Submitted to: Journal of Muscle Foods
Publication Type: Peer Reviewed Journal
Publication Acceptance Date: 2/29/2000
Publication Date: N/A
Citation: Interpretive Summary: Tenderness is one of the first criterion a consumer considers when thinking of meat quality. However, the conversion of muscle to meat is complex, typically leading to a high degree of variability in meat tenderness. Variability in meat tenderness is seen not only among breeds, but also between the same cut in a breed. Tenderness has proven to be the most difficult quality factor for meat producers and meat packers to manage. These experiments were designed to prove the variability in meat tenderness and to see if meat tenderness could be made more consistent by treating unsuitably tough (shear value of 6.0 kg or greater) meat with supersonic shock waves using hydrodynamic pressure processing (HDP). Our data indicated that HDP treatment of boneless beef striploins (SL)not only made the SL more tender than control SL but also made tenderness more consistent through the whole SL. While the mechanism responsible for the improved tenderness is still not completely understood, HDP treatment did however, lead to a more uniform tenderness along the SL and a less tough/more tender SL. Further research is currently underway and is directed at ensuring that the process will become optimized, cost effective, and amenable to automation.
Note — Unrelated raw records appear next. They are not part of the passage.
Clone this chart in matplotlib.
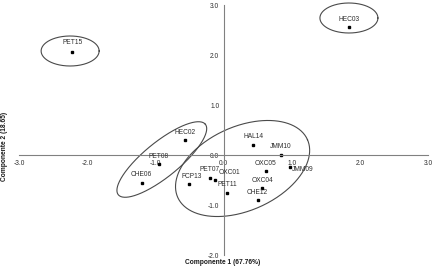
import numpy as np
import matplotlib
matplotlib.use("Agg")
import matplotlib.pyplot as plt
from matplotlib import font_manager

# ---------------- data ----------------
labels = ["PET15", "HEC03", "HEC02", "PET08", "CHE06", "FCP13", "PET07", "OXC01",
          "PET11", "HAL14", "JMM10", "OXC05", "JMM09", "OXC04", "CHE12"]
comp1 = [-2.22, 1.84, -0.56, -0.95, -1.20, -0.50, -0.20, -0.13,
         0.05, 0.44, 0.84, 0.62, 0.98, 0.57, 0.50]
comp2 = [2.06, 2.56, 0.30, -0.17, -0.55, -0.58, -0.46, -0.50,
         -0.75, 0.21, 0.01, -0.32, -0.23, -0.66, -0.89]
xticks = [-3, -2, -1, 0, 1, 2, 3]
yticks = [-2, -1, 0, 1, 2, 3]
xlabel = "Componente 1 (67.76%)"
ylabel = "Componente 2 (18.65)"

# ---------------- style ----------------
W, H, DPI = 4.36, 2.67, 100
avail = {f.name for f in font_manager.fontManager.ttflist}
if "Liberation Sans Narrow" in avail:
    FAM = ["Liberation Sans Narrow", "DejaVu Sans"]
    FS = 5.3
else:
    FAM = ["Liberation Sans", "DejaVu Sans"]
    FS = 4.8
plt.rcParams["font.family"] = FAM

txt_col = "#2e2e2e"
axis_col = "#808080"
ell_col = "#4a4a4a"

fig = plt.figure(figsize=(W, H), dpi=DPI)
ax = fig.add_axes([19 / 436, 12 / 267, 409 / 436, 250 / 267])
ax.set_xlim(-3, 3)
ax.set_ylim(-2, 3)

for s in ["top", "right"]:
    ax.spines[s].set_visible(False)
ax.spines["left"].set_position("zero")
ax.spines["bottom"].set_position("zero")
for s in ["left", "bottom"]:
    ax.spines[s].set_color(axis_col)
    ax.spines[s].set_linewidth(0.8)

ax.set_xticks(xticks)
ax.set_xticklabels([f"{v:.1f}" for v in xticks])
ax.set_yticks(yticks)
ax.set_yticklabels([f"{v:.1f}" for v in yticks])
ax.tick_params(axis="x", length=0, pad=3.5, labelsize=FS, labelcolor=txt_col)
ax.tick_params(axis="y", length=0, pad=3, labelsize=FS, labelcolor=txt_col)
ax.patch.set_alpha(0)

# points
ax.plot(comp1, comp2, linestyle="none", marker="s", markersize=2.0,
        color="black")

# labels
special = {"OXC01": ((4, 7), "left", "center"),
           "JMM09": ((2, -3), "left", "center"),
           "FCP13": ((2, 7), "center", "center"),
           "PET15": ((0, 9), "center", "center"),
           "PET07": ((0, 8.5), "center", "center")}
for lab, x, y in zip(labels, comp1, comp2):
    off, ha, va = special.get(lab, ((0, 7.5), "center", "center"))
    ax.annotate(lab, (x, y), xytext=off, textcoords="offset pixels",
                ha=ha, va=va, fontsize=FS, color=txt_col)

# ellipses (center in data units, semi-axes in pixels, angle in degrees)
sx = 409 / 6.0
sy = 250 / 5.0
ellipses = [((-2.25, 2.08), 29, 15, 0),
            ((1.84, 2.74), 29, 15, 0),
            ((-0.905, -0.09), 56, 17.5, 39),
            ((0.28, -0.27), 71, 42, 24)]
t = np.linspace(0, 2 * np.pi, 400)
for (cx, cy), a, b, ang in ellipses:
    th = np.deg2rad(ang)
    u = a * np.cos(t) * np.cos(th) - b * np.sin(t) * np.sin(th)
    v = a * np.cos(t) * np.sin(th) + b * np.sin(t) * np.cos(th)
    ax.plot(cx + u / sx, cy + v / sy, color=ell_col, linewidth=0.8,
            clip_on=False)

# axis titles
fig.text(223 / 436, 1 - 263 / 267, xlabel, ha="center", va="center",
         fontsize=FS, fontweight="bold", color="#1a1a1a")
fig.text(5 / 436, 1 - 146 / 267, ylabel, ha="center", va="center",
         rotation=90, fontsize=FS, fontweight="bold", color="#1a1a1a")

fig.savefig("out.png", dpi=DPI)
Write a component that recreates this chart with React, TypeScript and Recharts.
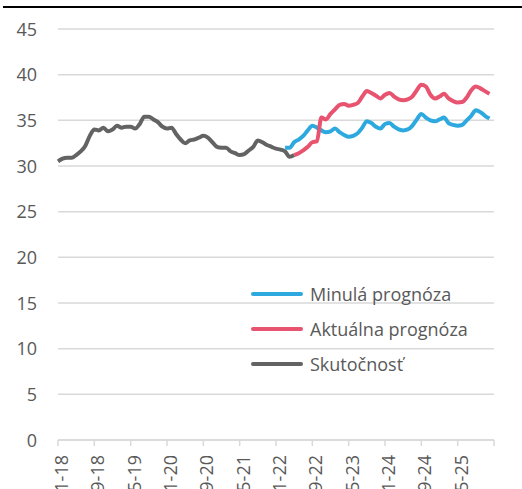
import React from "react";
import { CartesianGrid, Legend, Line, LineChart, XAxis, YAxis } from "recharts";

const FONT = "'Open Sans', sans-serif";
const TEXT = "#595959";
const GRID = "#D9D9D9";
const BLUE = "#2EA9DF";
const PINK = "#E8536F";
const GRAY = "#636363";

// months run 01-18 .. 12-25 (index 0..95), one axis label every 8 months
const TICK_LABELS = ["01-18", "09-18", "05-19", "01-20", "09-20", "05-21", "01-22", "09-22", "05-23", "01-24", "09-24", "05-25"];
const MONTH_COUNT = 96;
const Y_TICKS = [0, 5, 10, 15, 20, 25, 30, 35, 40, 45];

// Skutočnosť, from 01-18
const ACTUAL_START = 0;
const ACTUAL = [
  30.5, 30.8, 30.9, 30.9, 31.2, 31.6, 32.2, 33.3, 34.0, 33.9,
  34.2, 33.8, 34.0, 34.4, 34.2, 34.3, 34.3, 34.1, 34.6, 35.4,
  35.4, 35.1, 34.8, 34.3, 34.1, 34.2, 33.5, 32.9, 32.5, 32.8,
  32.9, 33.1, 33.3, 33.1, 32.6, 32.1, 32.0, 32.0, 31.6, 31.4,
  31.2, 31.3, 31.7, 32.1, 32.8, 32.6, 32.3, 32.1, 31.9, 31.8,
  31.6, 31.0, 31.2,
];

// Minulá prognóza, from 03-22
const PAST_START = 50;
const PAST_FORECAST = [
  32.0, 32.0, 32.6, 32.9, 33.3, 33.9, 34.4, 34.2, 33.9, 33.7,
  33.8, 34.1, 33.7, 33.4, 33.2, 33.3, 33.6, 34.2, 34.9, 34.7,
  34.3, 34.1, 34.6, 34.7, 34.3, 34.0, 33.9, 34.0, 34.4, 35.1,
  35.7, 35.3, 35.0, 34.9, 35.1, 35.3, 34.7, 34.5, 34.4, 34.5,
  35.0, 35.5, 36.1, 35.9, 35.5, 35.2,
];

// Aktuálna prognóza, from 05-22
const CURRENT_START = 52;
const CURRENT_FORECAST = [
  31.2, 31.4, 31.7, 32.1, 32.6, 32.7, 35.3, 35.1, 35.7, 36.2,
  36.7, 36.8, 36.6, 36.7, 36.9, 37.6, 38.2, 38.0, 37.7, 37.4,
  37.8, 38.0, 37.6, 37.3, 37.2, 37.3, 37.6, 38.3, 38.9, 38.7,
  37.8, 37.4, 37.6, 37.9, 37.4, 37.1, 36.95, 37.0, 37.5, 38.3,
  38.7, 38.5, 38.2, 37.9,
];

const LEGEND_ORDER = ["Minulá prognóza", "Aktuálna prognóza", "Skutočnosť"];

const pick = (arr: number[], start: number, i: number) =>
  i >= start && i < start + arr.length ? arr[i - start] : null;

const data = Array.from({ length: MONTH_COUNT }, (_, i) => ({
  i,
  actual: pick(ACTUAL, ACTUAL_START, i),
  past: pick(PAST_FORECAST, PAST_START, i),
  current: pick(CURRENT_FORECAST, CURRENT_START, i),
}));

const xTicks = [...TICK_LABELS.map((_, k) => k * 8), MONTH_COUNT];

function XTick({ x, payload }: any) {
  const label = TICK_LABELS[payload.value / 8] ?? "";
  return (
    <text
      transform={`translate(${x + 10}, 455) rotate(-90)`}
      textAnchor="end"
      fill={TEXT}
      fontSize={18}
      fontFamily={FONT}
    >
      {label}
    </text>
  );
}

function YTick({ y, payload }: any) {
  return (
    <text x={37} y={y} dy={6.5} textAnchor="end" fill={TEXT} fontSize={18} fontFamily={FONT}>
      {payload.value}
    </text>
  );
}

function LegendBox({ payload }: any) {
  const items = LEGEND_ORDER.map((name) => (payload || []).find((p: any) => p.value === name)).filter(Boolean);
  return (
    <div>
      {items.map((p: any) => (
        <div key={p.value} style={{ display: "flex", alignItems: "center", height: 35 }}>
          <svg width={52} height={6} style={{ marginRight: 7 }}>
            <line x1={2} y1={3} x2={50} y2={3} stroke={p.color} strokeWidth={4} strokeLinecap="round" />
          </svg>
          <span style={{ fontFamily: FONT, fontSize: 18, color: TEXT, whiteSpace: "nowrap" }}>{p.value}</span>
        </div>
      ))}
    </div>
  );
}

export default function App() {
  return (
    <div style={{ position: "absolute", left: 0, top: 0, width: 522, height: 489, background: "#fff", overflow: "hidden" }}>
      <div style={{ position: "absolute", left: 3, top: 6, width: 519, height: 2, background: "#000" }} />
      <LineChart width={522} height={489} data={data} margin={{ top: 29, right: 28, bottom: 9, left: 0 }}>
        <CartesianGrid vertical={false} stroke={GRID} strokeWidth={1.5} />
        <XAxis
          type="number"
          dataKey="i"
          domain={[0, MONTH_COUNT]}
          ticks={xTicks}
          interval={0}
          height={40}
          axisLine={{ stroke: GRID, strokeWidth: 1.5 }}
          tickLine={{ stroke: GRID, strokeWidth: 1.5 }}
          tickSize={6}
          tick={<XTick />}
        />
        <YAxis
          domain={[0, 45]}
          ticks={Y_TICKS}
          interval={0}
          width={58}
          axisLine={false}
          tickLine={false}
          tick={<YTick />}
        />
        <Legend
          layout="vertical"
          align="center"
          verticalAlign="middle"
          wrapperStyle={{ left: 251, top: 276, width: 260, margin: 0 }}
          content={<LegendBox />}
        />
        <Line type="monotone" dataKey="actual" name="Skutočnosť" stroke={GRAY} strokeWidth={4} dot={false} isAnimationActive={false} />
        <Line type="monotone" dataKey="past" name="Minulá prognóza" stroke={BLUE} strokeWidth={4} dot={false} isAnimationActive={false} />
        <Line type="monotone" dataKey="current" name="Aktuálna prognóza" stroke={PINK} strokeWidth={4} dot={false} isAnimationActive={false} />
      </LineChart>
    </div>
  );
}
Technical Abstract: Variability in shear force following broiling to 71 deg C was compared along the length [anterior (rib) to posterior] of Select, boneless striploins (longissimus muscle, LM) and between medial and lateral portions of individual steaks comprising the LM. Shear force data indicated that there was a high degree of variability in tenderness in the individual steaks comprising a complete LM. A mean difference of 3.01 kg shear force (P < 0.05) was found when comparing the high and low shear force values in the four combined LM. No difference in shear force was observed between medial and lateral sections of individual 2.54 cm thick steaks along the striploin. Hydrodynamic pressure processing (HDP) was employed on beef striploins to determine if variability in shear force could be reduced. HDP treatment led to both a decrease in variability and an improvement in tenderness for both the medial and lateral portions of the steak (within steak) and along the entire LM (within striploin). Varying the boundary between the HDP plastic explosive container and its surrounding environment affected the final level of tenderness achieved to different degrees. These data indicate that inconsistency in tenderness exists along LM and within each steak of the striploin. Furthermore, these data suggest that HDP treatment is valuable in providing both more tender and more uniformly tender boneless striploin.